Frequently Asked Questions: International Graphite Alkeemia Italy Graphite Processing Hub
What is the International Graphite and Alkeemia joint venture?
It is a formally executed partnership in which Australian-listed graphite developer International Graphite (ASX: IG6) holds a 49% interest and Italian chemical manufacturer Alkeemia holds 51%, with the objective of establishing a graphite processing facility at Porto Marghera, Italy. Profits are shared equally between both parties despite the asymmetric ownership structure.
Where is the Porto Marghera graphite processing facility located?
Porto Marghera is a major industrial zone located near Venice in northeastern Italy. It is one of Italy's most significant chemical manufacturing districts and offers established infrastructure, logistics connectivity, and regulatory approvals that benefit the joint venture's development timeline.
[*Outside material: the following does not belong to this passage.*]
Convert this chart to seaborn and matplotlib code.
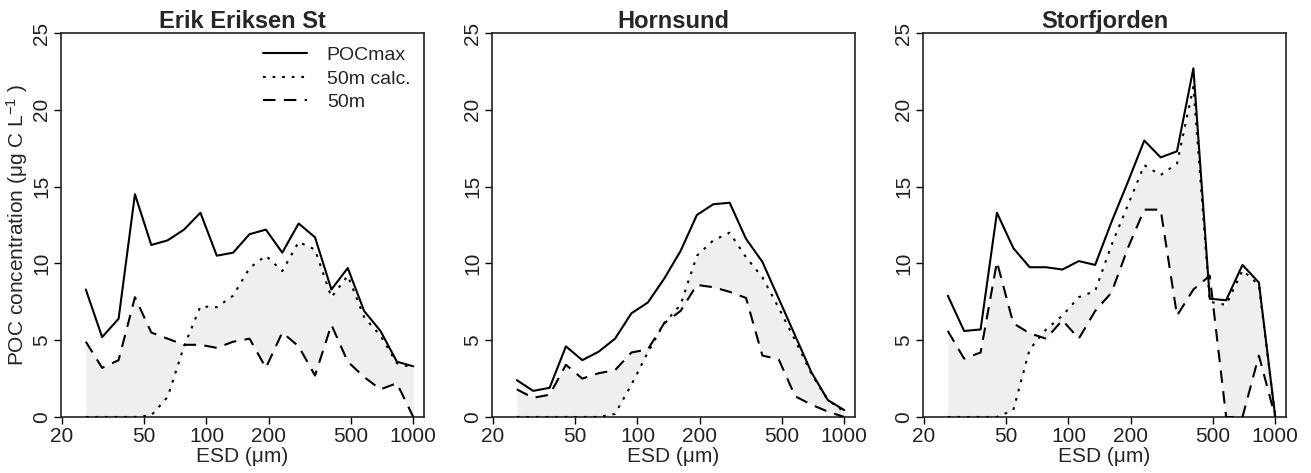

How much is International Graphite investing in the Italian processing hub?
International Graphite has committed A$12 million (approximately USD $8.48 million) as its capital contribution to the joint venture.
When will the Porto Marghera facility begin production?
First production is targeted for the second half of 2027, contingent on a Final Investment Decision expected in Q3 2026 and construction commencement in the same quarter.
What products will the facility produce and for which industries?
The facility will produce micronized graphite products for three primary end markets: industrial manufacturing applications, energy storage systems including battery anodes, and defence procurement.
How does this project relate to EU critical minerals policy?
The EU's Critical Raw Materials Act establishes a binding target for 40% of critical material consumption to be processed domestically within Europe by 2030. Establishing European graphite processing capacity is structurally consistent with this regulatory objective, though the project has not been publicly confirmed as a designated beneficiary of any specific EU funding programme or accelerated approval mechanism.
What is International Graphite's ASX ticker?
International Graphite trades on the Australian Securities Exchange under the ticker IG6. The Porto Marghera joint venture represents a material addition to the company's asset base, complementing its existing Collie micronising facility in Western Australia.
This article is for informational purposes only and does not constitute financial advice or a solicitation to buy or sell any securities. Investors should conduct independent due diligence and consult a licensed financial adviser before making investment decisions. Forward-looking statements regarding project timelines, production targets, and financial outcomes are subject to risks and uncertainties that could cause actual results to differ materially from those anticipated.